Back then, we washed the baby's diapers because we didn't have the throwaway kind. We dried clothes on a line, not in an energy-gobbling machine burning up 220 volts -- wind and solar power really did dry our clothes back in our early days. Kids got hand-me-down clothes from their brothers or sisters, not always brand-new clothing.
But that young lady is right; we didn't have the "green thing" back in our day.
Back then, we had one TV, or radio, in the house -- not a TV in every room. And the TV had a small screen the size of a handkerchief (remember them?), not a screen the size of the state of Montana . In the kitchen, we blended and stirred by hand because we didn't have electric machines to do everything for us. When we packaged a fragile item to send in the mail, we used wadded up old newspapers to cushion it, not Styrofoam or plastic bubble wrap. Back then, we didn't fire up an engine and burn gasoline just to cut the lawn. We used a push mower that ran on human power. We exercised by working so we didn't need to go to a health club to run on treadmills that operate on electricity.
But she's right; we didn't have the "green thing" back then.

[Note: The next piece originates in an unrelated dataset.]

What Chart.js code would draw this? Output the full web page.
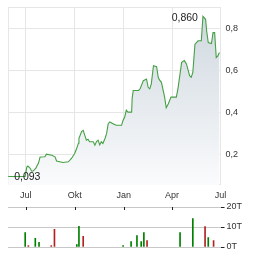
<!DOCTYPE html>
<html>
<head>
<meta charset="utf-8">
<script src="https://cdn.jsdelivr.net/npm/chart.js@4/dist/chart.umd.min.js"></script>
<style>
  html, body { margin: 0; padding: 0; background: #fff; }
  #wrap { position: relative; width: 264px; height: 255px; }
  #price { position: absolute; left: 0; top: 0; }
  #vol { position: absolute; left: 0; top: 200px; }
</style>
</head>
<body>
<div id="wrap">
  <canvas id="price" width="264" height="200"></canvas>
  <canvas id="vol" width="264" height="55"></canvas>
</div>
<script>
// ---- data ----
const startDate = "2023-07-01"; // reference for the x axis (day 0)
const priceDates = [
  "2023-05-29","2023-06-30","2023-07-03","2023-07-05","2023-07-09","2023-07-12","2023-07-15","2023-07-20",
  "2023-07-25","2023-07-28","2023-08-06","2023-08-09","2023-08-19","2023-08-25","2023-08-28","2023-09-09",
  "2023-09-19","2023-09-25","2023-10-01","2023-10-05","2023-10-08","2023-10-09","2023-10-14","2023-10-17",
  "2023-10-20","2023-10-23","2023-10-26","2023-10-29","2023-11-05","2023-11-08","2023-11-11","2023-11-14",
  "2023-11-17","2023-11-20","2023-11-23","2023-11-27","2023-11-30","2023-12-03","2023-12-06","2023-12-12",
  "2023-12-18","2023-12-28","2023-12-31","2024-01-03","2024-01-06","2024-01-09","2024-01-16","2024-01-17",
  "2024-01-19","2024-01-29","2024-02-01","2024-02-07","2024-02-13","2024-02-16","2024-02-19","2024-02-22",
  "2024-02-26","2024-03-03","2024-03-06","2024-03-08","2024-03-12","2024-03-18","2024-03-21","2024-03-25",
  "2024-03-30","2024-04-09","2024-04-12","2024-04-19","2024-04-24","2024-04-28","2024-05-04","2024-05-07",
  "2024-05-10","2024-05-14","2024-05-20","2024-05-26","2024-05-29","2024-06-03","2024-06-05","2024-06-08",
  "2024-06-14","2024-06-17","2024-06-20","2024-06-23","2024-06-26","2024-06-29"
];
const priceValues = [
  0.093,0.093,0.138,0.143,0.133,0.119,0.119,0.133,
  0.157,0.186,0.187,0.200,0.195,0.187,0.167,0.160,
  0.163,0.179,0.203,0.229,0.252,0.276,0.308,0.314,
  0.290,0.267,0.271,0.259,0.259,0.243,0.260,0.267,
  0.244,0.259,0.251,0.275,0.299,0.346,0.354,0.346,
  0.338,0.338,0.362,0.378,0.410,0.401,0.401,0.467,
  0.505,0.505,0.513,0.552,0.560,0.520,0.513,0.537,
  0.624,0.619,0.568,0.557,0.544,0.473,0.422,0.441,
  0.473,0.473,0.513,0.640,0.648,0.632,0.576,0.568,
  0.592,0.727,0.743,0.743,0.860,0.846,0.790,0.735,
  0.730,0.782,0.782,0.663,0.671,0.687
];
const volumeDates = [
  "2023-06-30","2023-07-06","2023-07-19","2023-07-26","2023-08-18","2023-08-24","2023-10-05","2023-10-09",
  "2023-10-17","2023-12-31","2024-01-15","2024-01-26","2024-02-03","2024-02-08","2024-02-14","2024-04-16",
  "2024-05-10","2024-06-02","2024-06-08","2024-06-18"
];
const volumeValues = [ // thousands
  7.2,0.7,4.3,2.3,0.7,8.8,1.2,10.3,
  5.3,0.7,2.7,5.7,2.7,7.2,3.2,7.2,
  14.2,10.2,4.7,3.2
];
const volumeUp = [ // 1 = up day, 0 = down day
  1,0,1,1,0,0,1,1,
  0,1,1,1,1,1,0,1,
  1,0,1,0
];
const xTickDates = ["2023-07-01","2023-10-01","2024-01-01","2024-04-01","2024-07-01"];
const xTickLabels = ["Jul","Okt","Jan","Apr","Jul"];
const priceTicks = [0.2, 0.4, 0.6, 0.8];
const volumeTicks = [0, 10, 20];

// ---- helpers ----
const DAY = 86400000;
const t0 = Date.parse(startDate + "T00:00:00Z");
const toDay = d => Math.round((Date.parse(d + "T00:00:00Z") - t0) / DAY);
const xTicks = xTickDates.map(toDay);
const xMin = -33.3, xMax = toDay("2024-07-01");
const FONT = "'Liberation Sans', Arial, sans-serif";
const TXT = '#333';
const GRID = '#e6e6e6';
const fmt = v => v.toFixed(1).replace('.', ',');
const fmt3 = v => v.toFixed(3).replace('.', ',');
const noPad = s => { s.paddingTop = 0; s.paddingBottom = 0; s.paddingLeft = 0; s.paddingRight = 0; };

const borderPlugin = {
  id: 'areaBorder',
  beforeDatasetsDraw(chart) {
    const a = chart.chartArea, c = chart.ctx;
    c.save();
    c.strokeStyle = GRID; c.lineWidth = 1;
    c.strokeRect(Math.round(a.left) + 0.5, Math.round(a.top) + 0.5,
                 Math.round(a.right - a.left) - 1, Math.round(a.bottom - a.top) - 1);
    c.restore();
  }
};

const extremaPlugin = {
  id: 'extrema',
  afterDatasetsDraw(chart) {
    const c = chart.ctx, xs = chart.scales.x, ys = chart.scales.y;
    let iMax = 0, iMin = 0;
    priceValues.forEach((v, i) => { if (v > priceValues[iMax]) iMax = i; if (v < priceValues[iMin]) iMin = i; });
    c.save();
    c.font = "10.5px " + FONT;
    c.fillStyle = '#222';
    c.textBaseline = 'middle';
    c.textAlign = 'right';
    c.fillText(fmt3(priceValues[iMax]), xs.getPixelForValue(toDay(priceDates[iMax])) - 5, ys.getPixelForValue(priceValues[iMax]) + 2);
    c.textAlign = 'left';
    c.fillText(fmt3(priceValues[iMin]), xs.getPixelForValue(toDay(priceDates[iMin])) + 6, ys.getPixelForValue(priceValues[iMin]) + 1);
    c.restore();
  }
};

// ---- price chart ----
new Chart(document.getElementById('price'), {
  type: 'line',
  data: {
    datasets: [{
      data: priceDates.map((d, i) => ({ x: toDay(d), y: priceValues[i] })),
      borderColor: '#45a045',
      borderWidth: 1.1,
      pointRadius: 0,
      tension: 0,
      fill: 'start',
      backgroundColor(ctx) {
        const a = ctx.chart.chartArea;
        if (!a) return 'rgba(200,210,220,0.5)';
        const g = ctx.chart.ctx.createLinearGradient(0, a.top, 0, a.bottom);
        g.addColorStop(0, '#cdd6de');
        g.addColorStop(1, '#fafbfc');
        return g;
      }
    }]
  },
  options: {
    responsive: false,
    animation: false,
    layout: { padding: { left: 8, top: 7, right: 0, bottom: 0 } },
    plugins: { legend: { display: false }, tooltip: { enabled: false } },
    scales: {
      x: {
        type: 'linear', min: xMin, max: xMax,
        afterBuildTicks(s) { s.ticks = xTicks.map(v => ({ value: v })); },
        afterFit(s) { s.height = 15; noPad(s); },
        grid: { color: GRID, drawTicks: false },
        border: { display: false },
        ticks: {
          padding: 5, color: TXT, font: { family: FONT, size: 9 }, maxRotation: 0,
          callback(v) { const i = xTicks.indexOf(v); return i >= 0 ? xTickLabels[i] : ''; }
        }
      },
      y: {
        position: 'right', min: 0.052, max: 0.905,
        afterBuildTicks(s) { s.ticks = priceTicks.map(v => ({ value: v })); },
        afterFit(s) { s.width = 43.5; noPad(s); },
        grid: { color: GRID, drawTicks: false },
        border: { display: false },
        ticks: { padding: 5, color: TXT, font: { family: FONT, size: 9 }, callback: v => fmt(v) }
      }
    }
  },
  plugins: [borderPlugin, extremaPlugin]
});

// ---- volume chart ----
const monthTickPlugin = {
  id: 'monthTicks',
  afterDraw(chart) {
    const c = chart.ctx, xs = chart.scales.x, a = chart.chartArea;
    c.save();
    c.strokeStyle = '#222'; c.lineWidth = 1;
    xTicks.slice(0, 4).forEach(v => {
      const px = Math.round(xs.getPixelForValue(v)) + 0.5;
      c.beginPath(); c.moveTo(px, a.top); c.lineTo(px, a.top + 3); c.stroke();
    });
    c.restore();
  }
};

new Chart(document.getElementById('vol'), {
  type: 'bar',
  data: {
    datasets: [{
      data: volumeDates.map((d, i) => ({ x: toDay(d), y: volumeValues[i] })),
      backgroundColor: volumeUp.map(u => u ? '#008000' : '#b22222'),
      barThickness: 1,
      borderWidth: 0
    }]
  },
  options: {
    responsive: false,
    animation: false,
    layout: { padding: { left: 8, top: 7, right: 0, bottom: 8 } },
    plugins: { legend: { display: false }, tooltip: { enabled: false } },
    scales: {
      x: { type: 'linear', min: xMin, max: xMax, offset: false, display: false, grid: { offset: false } },
      y: {
        position: 'right', min: 0, max: 20,
        afterBuildTicks(s) { s.ticks = volumeTicks.map(v => ({ value: v })); },
        afterFit(s) { s.width = 43.5; noPad(s); },
        grid: { color: '#c8c8c8', drawTicks: true, tickLength: 4, tickColor: '#222' },
        border: { display: false },
        ticks: { padding: 2, color: TXT, font: { family: FONT, size: 9 }, callback: v => v + 'T' }
      }
    }
  },
  plugins: [monthTickPlugin]
});
</script>
</body>
</html>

We drank from a fountain when we were thirsty instead of using a cup or a plastic bottle every time we had a drink of water. We refilled writing pens with ink instead of buying a new pen, and we replaced the razor blades in a razor instead of throwing away the whole razor just because the blade got dull.
But we didn't have the "green thing" back then.
Back then, people took the streetcar or a bus and kids rode their bikes to school or walked instead of turning their moms into a 24-hour taxi service in the family's $45,000 SUV or van, which cost what a whole house did before the "green thing." We had one electrical outlet in a room, not an entire bank of sockets to power a dozen appliances. And we didn't need a computerized gadget to receive a signal beamed from satellites 23,000 miles out in space in order to find the nearest burger joint.
But isn't it sad the current generation laments how wasteful we old folks were just because we didn't have the "green thing" back then?
Please forward this on to another selfish old person who needs a lesson in conservation from a smart mouthed young person...
We don't like being old in the first place, so it doesn't take much to piss us off...especially from a tattooed, multiple pierced smart mouth who can't make change without the cash register telling them how much.